** Start of SOURCE EXCERPT **

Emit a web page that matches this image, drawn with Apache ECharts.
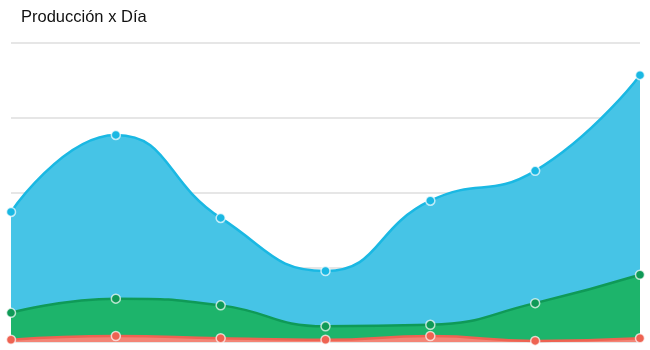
<!DOCTYPE html>
<html><head><meta charset="utf-8">
<script src="https://cdn.jsdelivr.net/npm/echarts@6/dist/echarts.min.js"></script>
<style>html,body{margin:0;padding:0;background:#fff}#c{width:650px;height:350px}</style>
</head><body><div id="c"></div>
<script>
var categories = ['1','2','3','4','5','6','7'];
var serieAzul = [174, 277, 166, 95, 189, 229, 357];
var serieVerde = [39, 58, 49, 21, 23, 52, 90];
var serieRoja = [3, 8, 5, 3, 8, 1.5, 5];
var yTicks = [0, 100, 200, 300, 400];

function mk(name, data, line, area) {
  return {
    name: name, type: 'line', smooth: true, data: data,
    symbol: 'circle', symbolSize: 9, showAllSymbol: true,
    lineStyle: { color: line, width: 2.5 },
    itemStyle: { color: line, borderColor: 'rgba(255,255,255,0.7)', borderWidth: 1.5 },
    areaStyle: { color: area, opacity: 1 }
  };
}
var chart = echarts.init(document.getElementById('c'));
chart.setOption({
  animation: false,
  title: { text: 'Producción x Día', left: 16, top: 4,
    textStyle: { fontFamily: 'Liberation Sans, Arial, sans-serif', fontSize: 16.5, fontWeight: 'normal', color: '#111' } },
  grid: { left: 11, right: 10, top: 43, bottom: 8, containLabel: false },
  xAxis: { type: 'category', data: categories, boundaryGap: false, show: false },
  yAxis: { type: 'value', min: yTicks[0], max: yTicks[yTicks.length - 1], interval: 100,
    axisLabel: { show: false }, axisLine: { show: false }, axisTick: { show: false },
    splitLine: { lineStyle: { color: '#e6e6e6', width: 2 } } },
  series: [
    mk('A', serieAzul, '#1ab8e3', '#46c4e6'),
    mk('B', serieVerde, '#0f9a57', '#1db46b'),
    mk('C', serieRoja, '#ee6352', '#f38576')
  ]
});
</script></body></html>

** End of SOURCE EXCERPT **

■ DIRECTIVE ■
Without including any picture, repeat the data exactly.

■ ANSWER ■
Emit a web page that matches this image, drawn with Apache ECharts.
<!DOCTYPE html>
<html><head><meta charset="utf-8">
<script src="https://cdn.jsdelivr.net/npm/echarts@6/dist/echarts.min.js"></script>
<style>html,body{margin:0;padding:0;background:#fff}#c{width:650px;height:350px}</style>
</head><body><div id="c"></div>
<script>
var categories = ['1','2','3','4','5','6','7'];
var serieAzul = [174, 277, 166, 95, 189, 229, 357];
var serieVerde = [39, 58, 49, 21, 23, 52, 90];
var serieRoja = [3, 8, 5, 3, 8, 1.5, 5];
var yTicks = [0, 100, 200, 300, 400];

function mk(name, data, line, area) {
  return {
    name: name, type: 'line', smooth: true, data: data,
    symbol: 'circle', symbolSize: 9, showAllSymbol: true,
    lineStyle: { color: line, width: 2.5 },
    itemStyle: { color: line, borderColor: 'rgba(255,255,255,0.7)', borderWidth: 1.5 },
    areaStyle: { color: area, opacity: 1 }
  };
}
var chart = echarts.init(document.getElementById('c'));
chart.setOption({
  animation: false,
  title: { text: 'Producción x Día', left: 16, top: 4,
    textStyle: { fontFamily: 'Liberation Sans, Arial, sans-serif', fontSize: 16.5, fontWeight: 'normal', color: '#111' } },
  grid: { left: 11, right: 10, top: 43, bottom: 8, containLabel: false },
  xAxis: { type: 'category', data: categories, boundaryGap: false, show: false },
  yAxis: { type: 'value', min: yTicks[0], max: yTicks[yTicks.length - 1], interval: 100,
    axisLabel: { show: false }, axisLine: { show: false }, axisTick: { show: false },
    splitLine: { lineStyle: { color: '#e6e6e6', width: 2 } } },
  series: [
    mk('A', serieAzul, '#1ab8e3', '#46c4e6'),
    mk('B', serieVerde, '#0f9a57', '#1db46b'),
    mk('C', serieRoja, '#ee6352', '#f38576')
  ]
});
</script></body></html>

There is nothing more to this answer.